I knew this because when I went to Mass with my friends, I was told I was not welcome to receive Communion. Rome is still making that claim, as if the Eucharistic meal instituted by Jesus were their exclusive province. That made no sense to me at all, since, when Jesus fed the multitudes on the hillsides of Galilee and elsewhere he didn't check to see if folks were card carrying "Catholics". Those folks hungered for God and Jesus fed them not just with bread and wine but with every word that comes from the mouth of God. At that point everybody, including Jesus was Jewish anyway, unless they were Samaritans or Gentiles of some other description. Jesus fed them too!
It took Episcopalians a long time to figure out that EVERYONE is welcome at God's table. After all, the Holy Table belongs to Jesus, and not to any "organization". If the church is "Catholic" then it belongs to Jesus anyway and not to a select group in Rome who decide who's in and who's out.
It took us a long time to figure out that divorced persons could be remarried. Similarly, it took a very long time to figure out that women could be ordained.
Rome still hasn't figured out that priests can be married, let alone that women can be ordained. In the meantime, an enormous scandal involving pedophilia has emerged. Rome still hasn't figured out that priests need to have background checks from an outside agency. Unfortunately the church is doing its own self policing. And frankly, that's a bit like asking the wolf to watch the hen house.
Again we figured this out and that cleaned out our clerical house in a whole hurry up. We're not without sin even yet. But the problem of child sex abuse has been largely weeded out of our church but persists in Rome and is far more widespread than many of us expected, as I pointed out in a previous post on this blog.
Now the big problem is the LGBTQ community (that's shorthand for Lesbian, Gay, Bi-sexual, Transgendered, and Queer).

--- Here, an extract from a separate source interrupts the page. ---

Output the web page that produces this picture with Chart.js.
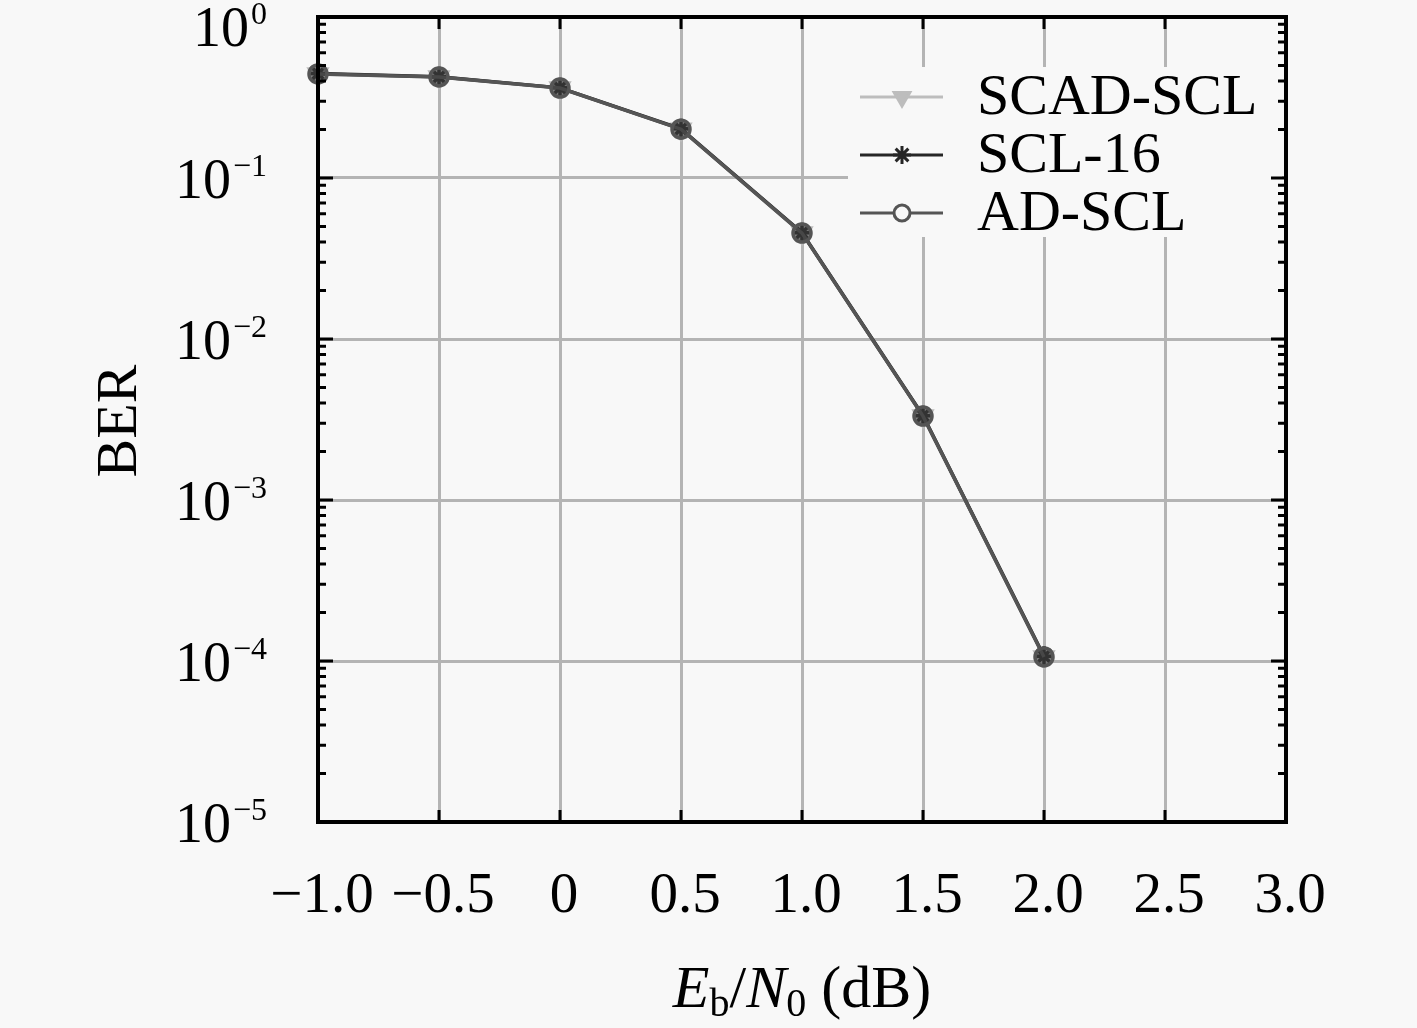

I have argued that we are becoming a Rainbow Church that is now willing to celebrate the Rainbow Marriage. I have argued the biblical base for both and believe that the move toward catholicity is irreversible.
I only wish that Roman Catholicism were a bit more catholic. A universally catholic church will learn to embrace marriage for its clergy, see women as being equal to men in every sense and even at the Church's Altar. A catholic church will ultimately embrace what God has made of all humanity; whatever race, ethnicity, class, gender or orientation. The day is coming when God's church will become a "House of Prayer for ALL People". I've argued that position too in this blog in an earlier post.
I do wish Roman Catholicism were a bit more catholic. Vatican II gave us such great hope. We cannot become One until we become catholic in the deepest sense of that meaning. Many Catholics pray for that Day. Many Anglicans/Episcopalians pray for that day too. We all hold to One, Holy Catholic and Apostolic Church.
In the meantime, in this tiny corner of the world of faith, we believe that catholicism is very much what God wants of his church, a church that rejoices in the Rainbow, a church in which all are welcome, a church which is "A House of Prayer for ALL People".
Remember God love us all, and in particular; You!
Fr. Paul

1 comment:

Maike said...

"Now the big problem is the LGBTQ community (that's shorthand for Lesbian, Gay, Bi-sexual, Transgendered, and Queer)."

I thought the Q stood for "questioning" (as in, not yet sure of one's sexual orientation).